> **AIM**
Omit pictures and quote the listing below line by line, from its start through the line that holds "const axisMax: [number, number]".

> **DATASET EXCERPT**

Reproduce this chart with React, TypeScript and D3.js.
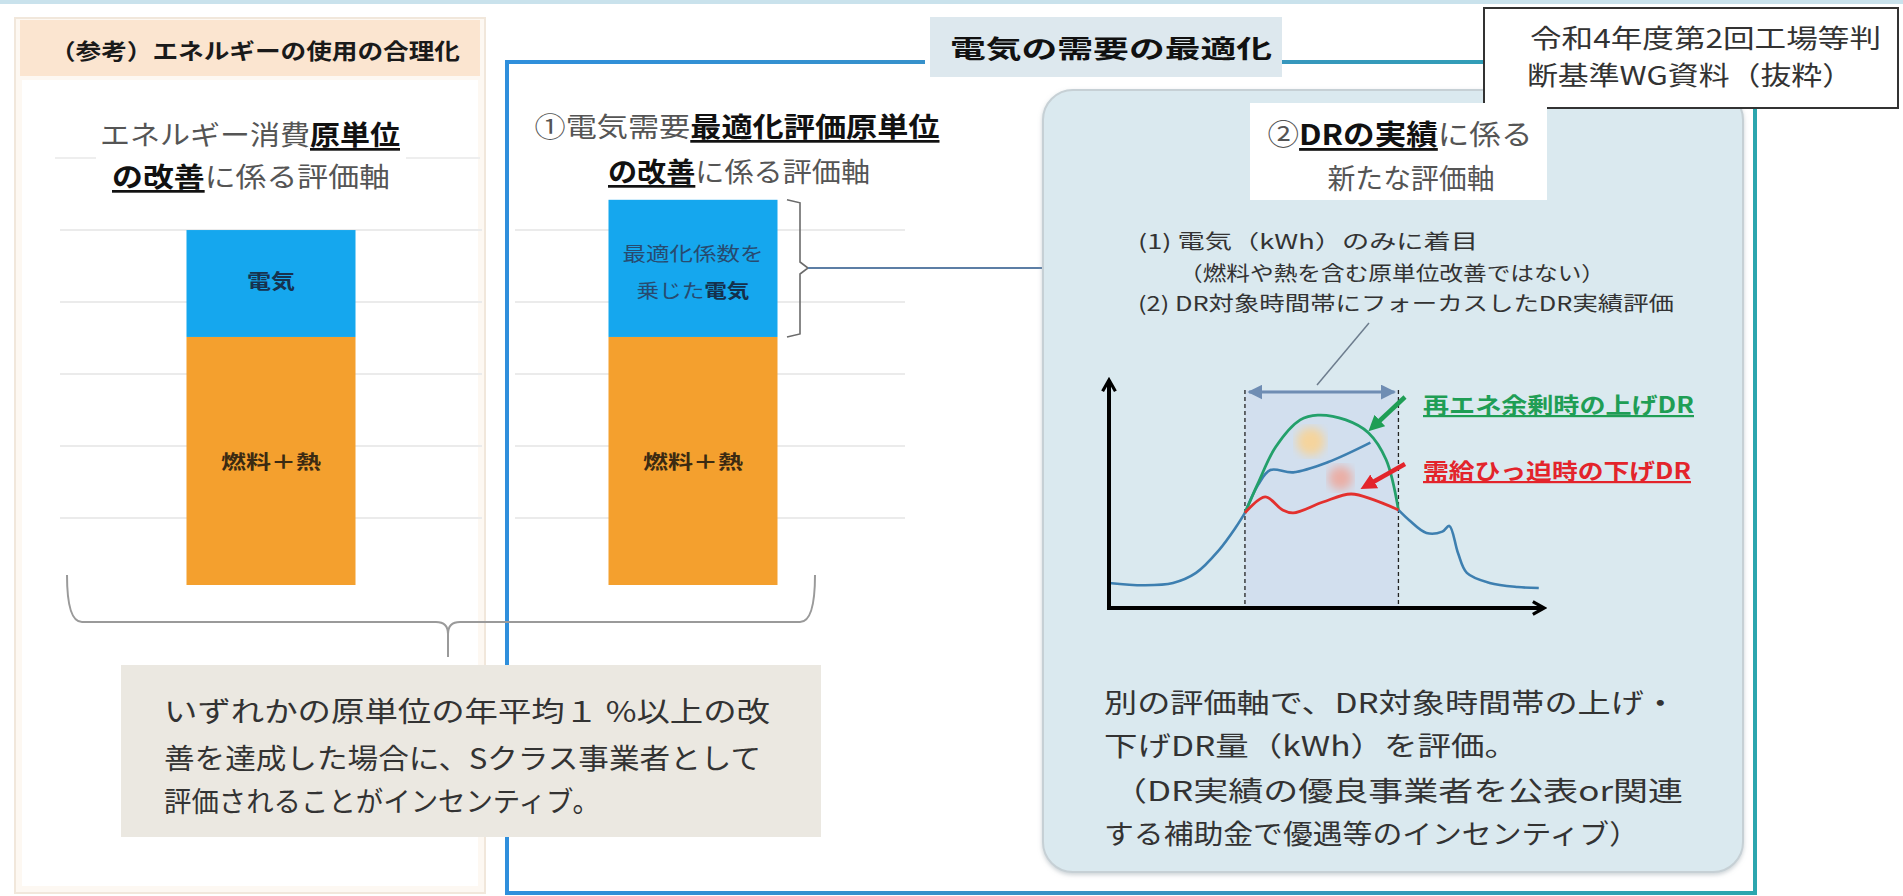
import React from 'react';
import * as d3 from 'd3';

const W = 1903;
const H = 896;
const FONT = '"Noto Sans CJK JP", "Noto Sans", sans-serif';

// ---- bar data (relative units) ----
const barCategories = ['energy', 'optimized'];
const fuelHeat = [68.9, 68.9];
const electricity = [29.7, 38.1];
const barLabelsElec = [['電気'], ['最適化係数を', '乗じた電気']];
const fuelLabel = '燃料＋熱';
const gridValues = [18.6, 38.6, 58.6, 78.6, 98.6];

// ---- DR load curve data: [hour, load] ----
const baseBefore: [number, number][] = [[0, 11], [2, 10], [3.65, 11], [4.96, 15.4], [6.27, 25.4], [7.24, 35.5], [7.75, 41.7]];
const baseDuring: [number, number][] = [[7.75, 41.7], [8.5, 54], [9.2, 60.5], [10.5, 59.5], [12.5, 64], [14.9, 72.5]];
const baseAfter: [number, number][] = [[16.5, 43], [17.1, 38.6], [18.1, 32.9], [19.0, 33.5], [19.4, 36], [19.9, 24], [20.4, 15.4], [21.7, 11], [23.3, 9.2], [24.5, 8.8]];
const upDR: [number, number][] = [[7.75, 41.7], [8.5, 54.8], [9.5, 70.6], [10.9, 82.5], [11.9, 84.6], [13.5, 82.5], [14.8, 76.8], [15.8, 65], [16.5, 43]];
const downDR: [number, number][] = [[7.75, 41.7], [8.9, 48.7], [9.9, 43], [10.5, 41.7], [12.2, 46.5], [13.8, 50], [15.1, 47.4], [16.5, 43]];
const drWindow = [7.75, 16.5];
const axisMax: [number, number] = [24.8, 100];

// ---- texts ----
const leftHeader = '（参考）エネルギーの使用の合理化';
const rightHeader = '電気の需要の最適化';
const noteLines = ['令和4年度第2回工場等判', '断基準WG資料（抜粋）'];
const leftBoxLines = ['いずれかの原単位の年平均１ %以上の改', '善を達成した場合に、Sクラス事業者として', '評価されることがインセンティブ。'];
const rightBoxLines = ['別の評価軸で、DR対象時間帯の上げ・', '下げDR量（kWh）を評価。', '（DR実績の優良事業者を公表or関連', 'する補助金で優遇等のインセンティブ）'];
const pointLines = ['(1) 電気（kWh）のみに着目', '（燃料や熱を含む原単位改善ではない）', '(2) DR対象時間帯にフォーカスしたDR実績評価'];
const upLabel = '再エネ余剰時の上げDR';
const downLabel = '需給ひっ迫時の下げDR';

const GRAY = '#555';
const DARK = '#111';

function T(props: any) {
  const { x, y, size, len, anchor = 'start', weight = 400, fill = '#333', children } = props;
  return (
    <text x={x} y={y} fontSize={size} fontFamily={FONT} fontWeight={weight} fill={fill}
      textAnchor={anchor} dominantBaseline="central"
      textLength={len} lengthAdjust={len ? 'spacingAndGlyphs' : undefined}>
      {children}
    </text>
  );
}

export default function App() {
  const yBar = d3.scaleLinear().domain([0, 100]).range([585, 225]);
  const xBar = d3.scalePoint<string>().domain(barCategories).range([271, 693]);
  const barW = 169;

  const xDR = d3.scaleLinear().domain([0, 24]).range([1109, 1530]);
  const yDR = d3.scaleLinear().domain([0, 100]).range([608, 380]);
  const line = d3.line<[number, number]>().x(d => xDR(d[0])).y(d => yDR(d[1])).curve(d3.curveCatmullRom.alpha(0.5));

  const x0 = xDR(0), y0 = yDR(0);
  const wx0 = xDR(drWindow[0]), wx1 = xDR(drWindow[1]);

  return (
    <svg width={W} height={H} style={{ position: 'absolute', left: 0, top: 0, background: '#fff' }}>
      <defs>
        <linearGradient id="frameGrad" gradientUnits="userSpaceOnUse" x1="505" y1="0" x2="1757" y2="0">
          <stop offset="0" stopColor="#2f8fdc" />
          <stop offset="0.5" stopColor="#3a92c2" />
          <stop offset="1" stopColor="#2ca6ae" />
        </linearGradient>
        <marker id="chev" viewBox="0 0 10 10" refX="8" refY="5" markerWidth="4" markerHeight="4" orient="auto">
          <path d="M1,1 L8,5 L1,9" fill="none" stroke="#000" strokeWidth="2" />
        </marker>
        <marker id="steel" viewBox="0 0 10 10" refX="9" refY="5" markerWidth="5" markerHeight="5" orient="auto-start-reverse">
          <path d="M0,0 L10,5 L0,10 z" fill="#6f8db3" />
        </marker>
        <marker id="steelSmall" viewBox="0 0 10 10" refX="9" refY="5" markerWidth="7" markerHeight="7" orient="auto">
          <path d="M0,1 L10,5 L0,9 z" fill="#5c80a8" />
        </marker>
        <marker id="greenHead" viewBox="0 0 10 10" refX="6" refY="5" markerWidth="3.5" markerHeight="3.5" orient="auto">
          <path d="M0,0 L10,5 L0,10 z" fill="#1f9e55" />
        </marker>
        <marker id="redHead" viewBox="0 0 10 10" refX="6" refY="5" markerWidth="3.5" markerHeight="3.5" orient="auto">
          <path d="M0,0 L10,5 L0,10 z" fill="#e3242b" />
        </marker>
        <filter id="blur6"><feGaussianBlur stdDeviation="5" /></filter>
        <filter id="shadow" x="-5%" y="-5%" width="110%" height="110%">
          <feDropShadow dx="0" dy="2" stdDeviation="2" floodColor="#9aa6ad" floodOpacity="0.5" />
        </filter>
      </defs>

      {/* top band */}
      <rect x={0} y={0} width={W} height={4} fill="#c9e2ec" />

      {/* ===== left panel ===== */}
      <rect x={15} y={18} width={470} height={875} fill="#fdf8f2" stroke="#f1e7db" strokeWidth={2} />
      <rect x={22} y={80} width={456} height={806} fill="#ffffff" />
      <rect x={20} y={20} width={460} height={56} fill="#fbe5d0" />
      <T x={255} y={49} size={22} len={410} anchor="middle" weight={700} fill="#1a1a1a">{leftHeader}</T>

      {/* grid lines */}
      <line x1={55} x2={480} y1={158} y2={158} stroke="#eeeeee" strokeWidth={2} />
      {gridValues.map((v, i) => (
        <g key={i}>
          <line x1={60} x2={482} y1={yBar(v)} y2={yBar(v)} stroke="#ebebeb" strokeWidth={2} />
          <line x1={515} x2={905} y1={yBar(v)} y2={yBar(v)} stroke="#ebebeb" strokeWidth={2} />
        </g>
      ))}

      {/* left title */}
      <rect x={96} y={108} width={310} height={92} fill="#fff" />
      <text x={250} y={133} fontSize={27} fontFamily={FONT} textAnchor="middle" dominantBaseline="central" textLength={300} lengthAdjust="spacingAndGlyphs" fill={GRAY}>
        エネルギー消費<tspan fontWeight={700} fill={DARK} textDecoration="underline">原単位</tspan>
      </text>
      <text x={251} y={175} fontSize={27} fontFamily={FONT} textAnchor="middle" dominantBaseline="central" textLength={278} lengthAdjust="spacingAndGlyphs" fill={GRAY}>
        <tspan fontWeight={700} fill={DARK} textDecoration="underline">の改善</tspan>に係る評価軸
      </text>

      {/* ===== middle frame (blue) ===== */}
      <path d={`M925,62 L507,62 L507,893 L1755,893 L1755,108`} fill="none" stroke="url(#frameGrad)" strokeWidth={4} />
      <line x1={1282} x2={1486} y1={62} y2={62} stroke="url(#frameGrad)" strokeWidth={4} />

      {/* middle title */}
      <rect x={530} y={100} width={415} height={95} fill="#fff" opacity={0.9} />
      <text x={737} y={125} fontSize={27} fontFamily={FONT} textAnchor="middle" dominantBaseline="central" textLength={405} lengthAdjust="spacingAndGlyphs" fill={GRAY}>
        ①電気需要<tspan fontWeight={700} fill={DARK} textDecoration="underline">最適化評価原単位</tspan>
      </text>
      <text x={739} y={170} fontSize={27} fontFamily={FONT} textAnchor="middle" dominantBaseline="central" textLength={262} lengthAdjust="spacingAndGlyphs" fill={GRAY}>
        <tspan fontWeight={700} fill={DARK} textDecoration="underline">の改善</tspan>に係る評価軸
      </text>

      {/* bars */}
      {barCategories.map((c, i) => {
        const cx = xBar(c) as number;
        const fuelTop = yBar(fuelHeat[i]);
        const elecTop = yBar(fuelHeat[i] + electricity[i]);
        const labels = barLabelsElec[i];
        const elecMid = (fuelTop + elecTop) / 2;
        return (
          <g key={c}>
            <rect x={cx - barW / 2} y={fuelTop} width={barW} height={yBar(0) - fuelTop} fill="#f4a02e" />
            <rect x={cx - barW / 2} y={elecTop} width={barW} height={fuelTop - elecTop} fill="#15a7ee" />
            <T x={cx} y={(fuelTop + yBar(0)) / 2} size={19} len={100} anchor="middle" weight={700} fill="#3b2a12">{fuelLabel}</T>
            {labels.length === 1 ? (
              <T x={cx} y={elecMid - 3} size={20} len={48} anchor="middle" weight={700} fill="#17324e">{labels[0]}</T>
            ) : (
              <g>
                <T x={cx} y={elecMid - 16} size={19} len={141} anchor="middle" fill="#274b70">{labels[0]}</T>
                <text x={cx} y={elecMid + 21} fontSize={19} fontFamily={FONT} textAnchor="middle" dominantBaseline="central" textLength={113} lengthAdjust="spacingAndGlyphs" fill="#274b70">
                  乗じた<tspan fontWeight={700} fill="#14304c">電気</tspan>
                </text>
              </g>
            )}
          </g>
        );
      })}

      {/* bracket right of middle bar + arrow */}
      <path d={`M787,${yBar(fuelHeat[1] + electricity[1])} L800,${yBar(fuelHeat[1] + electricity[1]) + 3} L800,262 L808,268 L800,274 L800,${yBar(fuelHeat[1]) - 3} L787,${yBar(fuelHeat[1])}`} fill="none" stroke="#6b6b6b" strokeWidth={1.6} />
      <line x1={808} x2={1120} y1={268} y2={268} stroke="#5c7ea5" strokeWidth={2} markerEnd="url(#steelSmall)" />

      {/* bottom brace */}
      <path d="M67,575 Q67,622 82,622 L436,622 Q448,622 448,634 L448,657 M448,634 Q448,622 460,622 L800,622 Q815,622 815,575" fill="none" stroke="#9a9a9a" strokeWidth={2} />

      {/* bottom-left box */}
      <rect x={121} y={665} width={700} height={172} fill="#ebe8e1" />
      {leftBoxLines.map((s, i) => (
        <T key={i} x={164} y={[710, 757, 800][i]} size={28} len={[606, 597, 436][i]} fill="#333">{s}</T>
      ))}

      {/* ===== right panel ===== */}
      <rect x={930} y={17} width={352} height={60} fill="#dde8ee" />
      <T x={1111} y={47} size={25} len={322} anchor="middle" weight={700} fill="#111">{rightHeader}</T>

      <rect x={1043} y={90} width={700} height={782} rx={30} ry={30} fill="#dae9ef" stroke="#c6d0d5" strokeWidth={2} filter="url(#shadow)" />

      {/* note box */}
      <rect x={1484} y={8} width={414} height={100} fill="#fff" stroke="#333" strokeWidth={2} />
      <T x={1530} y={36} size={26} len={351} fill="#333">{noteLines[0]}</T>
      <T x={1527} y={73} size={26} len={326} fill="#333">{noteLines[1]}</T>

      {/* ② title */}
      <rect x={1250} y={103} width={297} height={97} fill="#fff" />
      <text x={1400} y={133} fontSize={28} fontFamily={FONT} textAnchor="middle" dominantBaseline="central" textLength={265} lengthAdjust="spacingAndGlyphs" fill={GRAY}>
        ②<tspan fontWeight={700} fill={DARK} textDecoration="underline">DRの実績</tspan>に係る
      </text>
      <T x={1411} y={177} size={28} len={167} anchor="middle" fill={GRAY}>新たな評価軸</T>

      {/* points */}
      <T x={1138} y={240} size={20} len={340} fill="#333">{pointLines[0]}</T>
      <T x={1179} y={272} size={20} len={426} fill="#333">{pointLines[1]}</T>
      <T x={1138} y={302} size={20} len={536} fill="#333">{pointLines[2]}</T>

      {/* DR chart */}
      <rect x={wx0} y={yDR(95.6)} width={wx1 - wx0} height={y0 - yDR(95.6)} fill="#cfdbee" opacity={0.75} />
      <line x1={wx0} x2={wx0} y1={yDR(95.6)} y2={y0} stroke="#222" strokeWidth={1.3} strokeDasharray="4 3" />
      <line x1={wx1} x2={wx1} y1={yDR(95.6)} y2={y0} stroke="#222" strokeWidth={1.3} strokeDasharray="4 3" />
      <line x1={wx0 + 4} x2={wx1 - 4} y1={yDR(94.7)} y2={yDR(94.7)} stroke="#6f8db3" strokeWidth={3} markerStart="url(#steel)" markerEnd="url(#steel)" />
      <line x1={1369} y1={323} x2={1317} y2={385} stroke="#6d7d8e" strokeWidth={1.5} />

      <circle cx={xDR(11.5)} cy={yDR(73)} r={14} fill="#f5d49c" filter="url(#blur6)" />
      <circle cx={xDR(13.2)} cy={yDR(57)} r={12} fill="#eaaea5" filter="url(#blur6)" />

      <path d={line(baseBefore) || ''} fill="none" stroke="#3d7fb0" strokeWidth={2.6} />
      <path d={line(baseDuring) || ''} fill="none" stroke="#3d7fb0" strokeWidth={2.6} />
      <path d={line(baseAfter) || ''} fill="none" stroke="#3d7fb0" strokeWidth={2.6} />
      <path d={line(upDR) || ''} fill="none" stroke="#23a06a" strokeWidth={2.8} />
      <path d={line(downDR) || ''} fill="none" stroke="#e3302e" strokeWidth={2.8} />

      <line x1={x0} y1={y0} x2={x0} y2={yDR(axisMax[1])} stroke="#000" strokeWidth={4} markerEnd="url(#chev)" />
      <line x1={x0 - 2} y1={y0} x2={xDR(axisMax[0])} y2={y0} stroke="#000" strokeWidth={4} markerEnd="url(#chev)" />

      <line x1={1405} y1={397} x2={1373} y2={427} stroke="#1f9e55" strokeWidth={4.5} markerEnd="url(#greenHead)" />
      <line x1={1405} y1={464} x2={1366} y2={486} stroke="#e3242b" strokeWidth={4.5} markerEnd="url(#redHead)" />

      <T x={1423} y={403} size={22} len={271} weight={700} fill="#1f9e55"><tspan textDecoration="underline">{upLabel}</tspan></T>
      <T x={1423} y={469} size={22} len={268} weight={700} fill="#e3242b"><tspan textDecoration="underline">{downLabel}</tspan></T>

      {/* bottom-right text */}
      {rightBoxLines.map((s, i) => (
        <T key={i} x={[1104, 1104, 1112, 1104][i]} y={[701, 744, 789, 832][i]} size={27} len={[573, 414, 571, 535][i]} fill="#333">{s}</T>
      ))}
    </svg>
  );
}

> **TASK RESPONSE**
Reproduce this chart with React, TypeScript and D3.js.
import React from 'react';
import * as d3 from 'd3';

const W = 1903;
const H = 896;
const FONT = '"Noto Sans CJK JP", "Noto Sans", sans-serif';

// ---- bar data (relative units) ----
const barCategories = ['energy', 'optimized'];
const fuelHeat = [68.9, 68.9];
const electricity = [29.7, 38.1];
const barLabelsElec = [['電気'], ['最適化係数を', '乗じた電気']];
const fuelLabel = '燃料＋熱';
const gridValues = [18.6, 38.6, 58.6, 78.6, 98.6];

// ---- DR load curve data: [hour, load] ----
const baseBefore: [number, number][] = [[0, 11], [2, 10], [3.65, 11], [4.96, 15.4], [6.27, 25.4], [7.24, 35.5], [7.75, 41.7]];
const baseDuring: [number, number][] = [[7.75, 41.7], [8.5, 54], [9.2, 60.5], [10.5, 59.5], [12.5, 64], [14.9, 72.5]];
const baseAfter: [number, number][] = [[16.5, 43], [17.1, 38.6], [18.1, 32.9], [19.0, 33.5], [19.4, 36], [19.9, 24], [20.4, 15.4], [21.7, 11], [23.3, 9.2], [24.5, 8.8]];
const upDR: [number, number][] = [[7.75, 41.7], [8.5, 54.8], [9.5, 70.6], [10.9, 82.5], [11.9, 84.6], [13.5, 82.5], [14.8, 76.8], [15.8, 65], [16.5, 43]];
const downDR: [number, number][] = [[7.75, 41.7], [8.9, 48.7], [9.9, 43], [10.5, 41.7], [12.2, 46.5], [13.8, 50], [15.1, 47.4], [16.5, 43]];
const drWindow = [7.75, 16.5];
const axisMax: [number, number] = [24.8, 100];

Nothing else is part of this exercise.